One of the most long-standing and potent charges against pragmatism
from the point of view of political philosophy has been that of acquiescence.
1 Whatever the personal, moral or political commitments of
particular pragmatists, this criticism alleges, pragmatism is vulnerable
to appropriation by whatever social forces are most powerful. This
criticism takes various forms (MacGilvray 2000), but its core can be
fairly simply stated. On the one hand, pragmatism (at least in its
Deweyan version) subsumes theoretical reasoning within practical
reasoning. For the Deweyan account, inquiry is understood as a particular
kind of activity. Like other activities, it is pursued in order to
achieve particular goals.
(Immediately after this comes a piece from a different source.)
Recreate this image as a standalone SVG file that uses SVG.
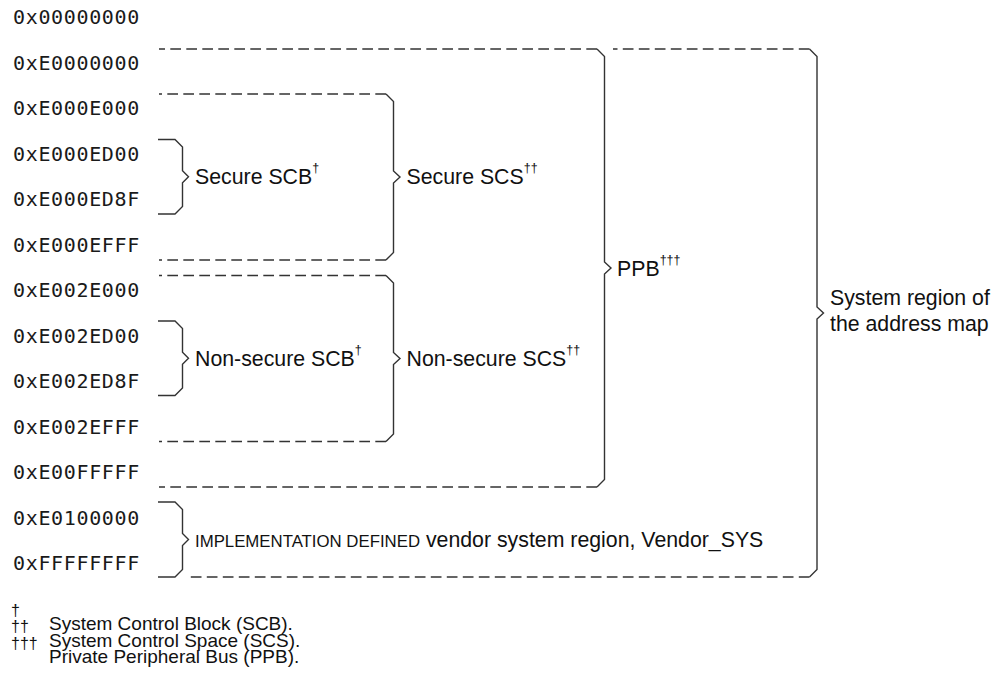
<svg xmlns="http://www.w3.org/2000/svg" width="998" height="684" viewBox="0 0 998 684">
<style>
.addr{font-family:"DejaVu Sans Mono","Liberation Mono",monospace;font-size:20px;letter-spacing:0.65px;fill:#1a1a1a}
.lbl{font-family:"Liberation Sans",Arial,sans-serif;font-size:21.3px;fill:#111}
.sc{font-size:16.8px}
.sup{font-size:12.5px}
.fn{font-family:"Liberation Sans",Arial,sans-serif;font-size:19px;fill:#111}
.fnm{font-family:"Liberation Sans",Arial,sans-serif;font-size:16px;fill:#111}
.br{fill:none;stroke:#333;stroke-width:1.4;stroke-linejoin:miter}
.dash{fill:none;stroke:#333;stroke-width:1.4;stroke-dasharray:10.7 5.3}
</style>
<rect width="998" height="684" fill="#fff"/>
<g id="addresses">
<text class="addr" x="13" y="24">0x00000000</text>
<text class="addr" x="13" y="69.5">0xE0000000</text>
<text class="addr" x="13" y="115">0xE000E000</text>
<text class="addr" x="13" y="160.5">0xE000ED00</text>
<text class="addr" x="13" y="206">0xE000ED8F</text>
<text class="addr" x="13" y="251.5">0xE000EFFF</text>
<text class="addr" x="13" y="297">0xE002E000</text>
<text class="addr" x="13" y="342.5">0xE002ED00</text>
<text class="addr" x="13" y="388">0xE002ED8F</text>
<text class="addr" x="13" y="433.5">0xE002EFFF</text>
<text class="addr" x="13" y="479">0xE00FFFFF</text>
<text class="addr" x="13" y="524.5">0xE0100000</text>
<text class="addr" x="13" y="570">0xFFFFFFFF</text>
</g>
<g id="connectors">
<path class="dash" d="M597,49 H159"/>
<path class="dash" d="M809.5,49 H613"/>
<path class="dash" d="M386,94 H159"/>
<path class="dash" d="M386,260 H159"/>
<path class="dash" d="M386,275.5 H159"/>
<path class="dash" d="M386,441.5 H159"/>
<path class="dash" d="M597,487 H159"/>
<path class="dash" d="M809.5,577 H190"/>
</g>
<g id="secure-scb">
<path class="br" d="M158,139.5 H175 L182.5,147 V170.8 L188.5,176.8 L182.5,182.8 V206.5 L175,214 H158"/>
<text class="lbl" x="195" y="183.5">Secure SCB<tspan class="sup" dy="-12">†</tspan></text>
</g>
<g id="secure-scs">
<path class="br" d="M386,94 L393.5,101.5 V171 L400,177 L393.5,183 V252.5 L386,260"/>
<text class="lbl" x="406.5" y="184">Secure SCS<tspan class="sup" dy="-12">††</tspan></text>
</g>
<g id="nonsecure-scb">
<path class="br" d="M158,321 H175 L182.5,328.5 V352.3 L188.5,358.3 L182.5,364.3 V388 L175,395.5 H158"/>
<text class="lbl" x="195" y="365.5">Non-secure SCB<tspan class="sup" dy="-12">†</tspan></text>
</g>
<g id="nonsecure-scs">
<path class="br" d="M386,275.5 L393.5,283 V352.5 L400,358.5 L393.5,364.5 V434 L386,441.5"/>
<text class="lbl" x="406.5" y="365.5">Non-secure SCS<tspan class="sup" dy="-12">††</tspan></text>
</g>
<g id="ppb">
<path class="br" d="M597,49 L604.5,56.5 V262 L611,268 L604.5,274 V479.5 L597,487"/>
<text class="lbl" x="617" y="275.5">PPB<tspan class="sup" dy="-12">†††</tspan></text>
</g>
<g id="system-region">
<path class="br" d="M809.5,49 L817,56.5 V307 L823.5,313 L817,319 V569.5 L809.5,577"/>
<text class="lbl" x="830" y="305">System region of</text>
<text class="lbl" x="830" y="330.5">the address map</text>
</g>
<g id="vendor-sys">
<path class="br" d="M158,502 H175 L182.5,509.5 V533.5 L188.5,539.5 L182.5,545.5 V569.5 L175,577 H158"/>
<text class="lbl" x="195" y="546.5"><tspan class="sc">IMPLEMENTATION DEFINED</tspan> vendor system region, Vendor_SYS</text>
</g>
<g id="footnotes">
<text class="fnm" x="11" y="615.5">†</text>
<text class="fn" x="49" y="630">System Control Block (SCB).</text>
<text class="fnm" x="11" y="632">††</text>
<text class="fn" x="49" y="646.7">System Control Space (SCS).</text>
<text class="fnm" x="11" y="648.5">†††</text>
<text class="fn" x="49" y="663.3">Private Peripheral Bus (PPB).</text>
</g>
</svg>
In its course one’s goals may change, new
conceptions of what one is doing emerge and indeed who one is may
emerge, etc. But inquiry should be understood as goal-directed activity,
and successful inquiry as that which allows us to deal with the
environment in better ways. On the other hand, Deweyan pragmatism
is notoriously reticent about setting out ‘final ends’ for the sake of
which this activity takes place (Richardson 1999: 122). Inquiry is
then viewed as instrumental and goal-directed, but the goals to which
it is or should be directed are left out of the picture of practical reasoning.
Accordingly, social consensus or power rushes to fill the vacuum.
The dilemma that this position presents for the pragmatist, then,
is that either she abandons the aspiration to say something critical
about existing social and political arrangements or she abandons the
pragmatist view of inquiry: she cannot have both.